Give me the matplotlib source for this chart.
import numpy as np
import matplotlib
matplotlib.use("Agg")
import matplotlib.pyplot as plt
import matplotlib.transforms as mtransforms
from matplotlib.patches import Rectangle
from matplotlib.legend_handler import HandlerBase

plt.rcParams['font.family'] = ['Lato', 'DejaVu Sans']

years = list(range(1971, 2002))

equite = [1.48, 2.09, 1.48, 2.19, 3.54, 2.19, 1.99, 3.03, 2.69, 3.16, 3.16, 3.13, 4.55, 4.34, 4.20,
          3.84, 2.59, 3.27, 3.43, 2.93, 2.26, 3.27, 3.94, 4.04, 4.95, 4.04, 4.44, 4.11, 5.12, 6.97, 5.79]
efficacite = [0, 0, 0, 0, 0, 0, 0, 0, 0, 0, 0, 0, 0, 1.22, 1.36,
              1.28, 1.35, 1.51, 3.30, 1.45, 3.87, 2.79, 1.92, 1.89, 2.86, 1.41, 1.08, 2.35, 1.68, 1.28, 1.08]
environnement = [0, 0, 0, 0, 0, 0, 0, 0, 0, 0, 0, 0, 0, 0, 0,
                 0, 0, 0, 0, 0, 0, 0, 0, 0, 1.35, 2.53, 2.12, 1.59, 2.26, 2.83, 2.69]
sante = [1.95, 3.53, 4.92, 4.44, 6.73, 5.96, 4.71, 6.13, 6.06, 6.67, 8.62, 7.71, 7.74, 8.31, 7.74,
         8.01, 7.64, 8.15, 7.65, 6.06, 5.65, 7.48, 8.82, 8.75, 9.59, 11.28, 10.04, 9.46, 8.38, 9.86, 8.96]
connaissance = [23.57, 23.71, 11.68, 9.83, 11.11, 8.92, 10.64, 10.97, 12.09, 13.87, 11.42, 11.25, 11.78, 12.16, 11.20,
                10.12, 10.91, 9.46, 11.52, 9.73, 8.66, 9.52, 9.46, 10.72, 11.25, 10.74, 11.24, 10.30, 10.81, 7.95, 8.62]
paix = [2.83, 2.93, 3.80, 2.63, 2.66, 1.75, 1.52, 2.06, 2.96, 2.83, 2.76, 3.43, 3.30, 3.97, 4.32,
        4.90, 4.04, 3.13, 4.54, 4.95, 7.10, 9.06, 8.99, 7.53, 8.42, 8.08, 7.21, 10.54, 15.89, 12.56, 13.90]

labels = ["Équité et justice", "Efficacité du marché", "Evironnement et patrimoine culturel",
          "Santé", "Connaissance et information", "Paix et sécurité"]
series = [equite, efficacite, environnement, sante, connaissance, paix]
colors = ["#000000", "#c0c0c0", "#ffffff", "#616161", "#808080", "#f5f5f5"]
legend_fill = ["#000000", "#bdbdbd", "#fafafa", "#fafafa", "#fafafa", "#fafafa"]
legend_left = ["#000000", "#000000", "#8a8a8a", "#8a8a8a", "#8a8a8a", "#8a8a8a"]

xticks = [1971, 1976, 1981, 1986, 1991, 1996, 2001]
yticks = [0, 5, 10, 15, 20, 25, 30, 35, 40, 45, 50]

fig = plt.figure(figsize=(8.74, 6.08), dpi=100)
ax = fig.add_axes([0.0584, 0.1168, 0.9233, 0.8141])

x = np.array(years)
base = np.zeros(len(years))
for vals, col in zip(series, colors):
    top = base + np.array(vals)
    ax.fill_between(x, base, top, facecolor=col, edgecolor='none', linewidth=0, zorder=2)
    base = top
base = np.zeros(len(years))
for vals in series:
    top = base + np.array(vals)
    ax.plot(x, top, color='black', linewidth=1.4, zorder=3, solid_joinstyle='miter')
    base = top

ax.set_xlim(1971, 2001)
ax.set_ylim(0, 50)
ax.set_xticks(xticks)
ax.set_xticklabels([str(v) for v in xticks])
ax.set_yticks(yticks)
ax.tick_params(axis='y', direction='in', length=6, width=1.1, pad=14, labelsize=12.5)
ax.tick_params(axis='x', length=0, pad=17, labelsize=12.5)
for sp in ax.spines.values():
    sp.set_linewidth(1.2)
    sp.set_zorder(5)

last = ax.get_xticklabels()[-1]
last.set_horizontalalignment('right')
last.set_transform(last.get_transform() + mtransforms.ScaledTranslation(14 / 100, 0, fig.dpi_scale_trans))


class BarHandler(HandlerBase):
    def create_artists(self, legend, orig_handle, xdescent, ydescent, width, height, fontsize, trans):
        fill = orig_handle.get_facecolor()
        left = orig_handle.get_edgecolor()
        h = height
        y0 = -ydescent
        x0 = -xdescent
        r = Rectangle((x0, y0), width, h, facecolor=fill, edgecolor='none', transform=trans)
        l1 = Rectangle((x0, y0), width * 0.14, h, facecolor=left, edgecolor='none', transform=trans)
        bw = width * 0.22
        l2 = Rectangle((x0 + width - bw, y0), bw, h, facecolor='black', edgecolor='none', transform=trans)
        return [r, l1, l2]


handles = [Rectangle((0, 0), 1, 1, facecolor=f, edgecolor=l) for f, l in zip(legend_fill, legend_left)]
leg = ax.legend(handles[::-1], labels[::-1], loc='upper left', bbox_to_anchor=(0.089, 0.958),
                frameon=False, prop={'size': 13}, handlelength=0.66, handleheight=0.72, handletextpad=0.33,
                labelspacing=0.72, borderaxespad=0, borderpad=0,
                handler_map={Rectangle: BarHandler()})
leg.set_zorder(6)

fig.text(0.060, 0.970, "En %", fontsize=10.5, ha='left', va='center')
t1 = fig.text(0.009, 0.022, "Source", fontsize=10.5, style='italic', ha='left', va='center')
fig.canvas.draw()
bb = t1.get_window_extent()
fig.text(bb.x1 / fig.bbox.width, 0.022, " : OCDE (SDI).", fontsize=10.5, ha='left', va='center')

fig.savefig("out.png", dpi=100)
--
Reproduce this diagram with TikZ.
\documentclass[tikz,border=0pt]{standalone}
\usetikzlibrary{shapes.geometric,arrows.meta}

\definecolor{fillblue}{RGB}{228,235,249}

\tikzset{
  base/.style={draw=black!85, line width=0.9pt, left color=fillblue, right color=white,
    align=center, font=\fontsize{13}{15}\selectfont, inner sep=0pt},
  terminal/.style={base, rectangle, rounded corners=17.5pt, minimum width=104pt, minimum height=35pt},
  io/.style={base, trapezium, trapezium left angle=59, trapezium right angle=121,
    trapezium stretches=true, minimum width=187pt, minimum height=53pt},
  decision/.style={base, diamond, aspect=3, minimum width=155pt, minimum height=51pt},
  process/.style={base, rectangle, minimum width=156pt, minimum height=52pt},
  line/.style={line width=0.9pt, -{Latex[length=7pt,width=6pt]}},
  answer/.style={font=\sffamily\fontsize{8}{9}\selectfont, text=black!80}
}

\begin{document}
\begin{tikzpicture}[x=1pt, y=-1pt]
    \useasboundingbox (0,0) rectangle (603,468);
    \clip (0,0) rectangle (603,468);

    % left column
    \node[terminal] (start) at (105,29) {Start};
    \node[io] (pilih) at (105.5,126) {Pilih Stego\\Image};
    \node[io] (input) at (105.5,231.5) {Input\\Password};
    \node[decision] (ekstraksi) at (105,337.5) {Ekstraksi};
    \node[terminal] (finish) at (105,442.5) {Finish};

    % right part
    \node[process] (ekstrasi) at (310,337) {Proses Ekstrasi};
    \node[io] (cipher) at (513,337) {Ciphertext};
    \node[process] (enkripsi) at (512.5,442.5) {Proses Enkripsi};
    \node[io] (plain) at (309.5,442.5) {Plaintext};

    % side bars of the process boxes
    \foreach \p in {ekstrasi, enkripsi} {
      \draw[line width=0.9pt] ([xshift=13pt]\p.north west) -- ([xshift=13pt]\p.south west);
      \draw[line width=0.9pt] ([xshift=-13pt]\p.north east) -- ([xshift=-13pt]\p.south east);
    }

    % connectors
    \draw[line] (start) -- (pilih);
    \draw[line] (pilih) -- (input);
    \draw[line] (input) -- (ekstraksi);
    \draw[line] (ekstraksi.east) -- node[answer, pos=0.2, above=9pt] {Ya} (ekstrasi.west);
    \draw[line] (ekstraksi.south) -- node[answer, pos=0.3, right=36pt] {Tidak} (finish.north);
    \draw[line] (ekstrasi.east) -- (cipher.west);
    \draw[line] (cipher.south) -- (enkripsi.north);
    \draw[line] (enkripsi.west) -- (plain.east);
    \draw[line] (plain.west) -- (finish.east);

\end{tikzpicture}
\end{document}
---
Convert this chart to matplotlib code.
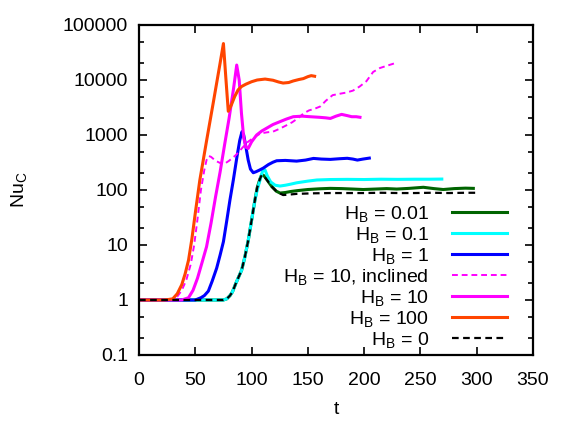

== Exercise ==
Give back exactly the lines running from the line that contains "Reproduce this diagram with TikZ." through the line that contains "(plain) at (309.5,442.5)", and nothing outside them.

== Answer to the problem ==
Reproduce this diagram with TikZ.
\documentclass[tikz,border=0pt]{standalone}
\usetikzlibrary{shapes.geometric,arrows.meta}

\definecolor{fillblue}{RGB}{228,235,249}

\tikzset{
  base/.style={draw=black!85, line width=0.9pt, left color=fillblue, right color=white,
    align=center, font=\fontsize{13}{15}\selectfont, inner sep=0pt},
  terminal/.style={base, rectangle, rounded corners=17.5pt, minimum width=104pt, minimum height=35pt},
  io/.style={base, trapezium, trapezium left angle=59, trapezium right angle=121,
    trapezium stretches=true, minimum width=187pt, minimum height=53pt},
  decision/.style={base, diamond, aspect=3, minimum width=155pt, minimum height=51pt},
  process/.style={base, rectangle, minimum width=156pt, minimum height=52pt},
  line/.style={line width=0.9pt, -{Latex[length=7pt,width=6pt]}},
  answer/.style={font=\sffamily\fontsize{8}{9}\selectfont, text=black!80}
}

\begin{document}
\begin{tikzpicture}[x=1pt, y=-1pt]
    \useasboundingbox (0,0) rectangle (603,468);
    \clip (0,0) rectangle (603,468);

    % left column
    \node[terminal] (start) at (105,29) {Start};
    \node[io] (pilih) at (105.5,126) {Pilih Stego\\Image};
    \node[io] (input) at (105.5,231.5) {Input\\Password};
    \node[decision] (ekstraksi) at (105,337.5) {Ekstraksi};
    \node[terminal] (finish) at (105,442.5) {Finish};

    % right part
    \node[process] (ekstrasi) at (310,337) {Proses Ekstrasi};
    \node[io] (cipher) at (513,337) {Ciphertext};
    \node[process] (enkripsi) at (512.5,442.5) {Proses Enkripsi};
    \node[io] (plain) at (309.5,442.5) {Plaintext};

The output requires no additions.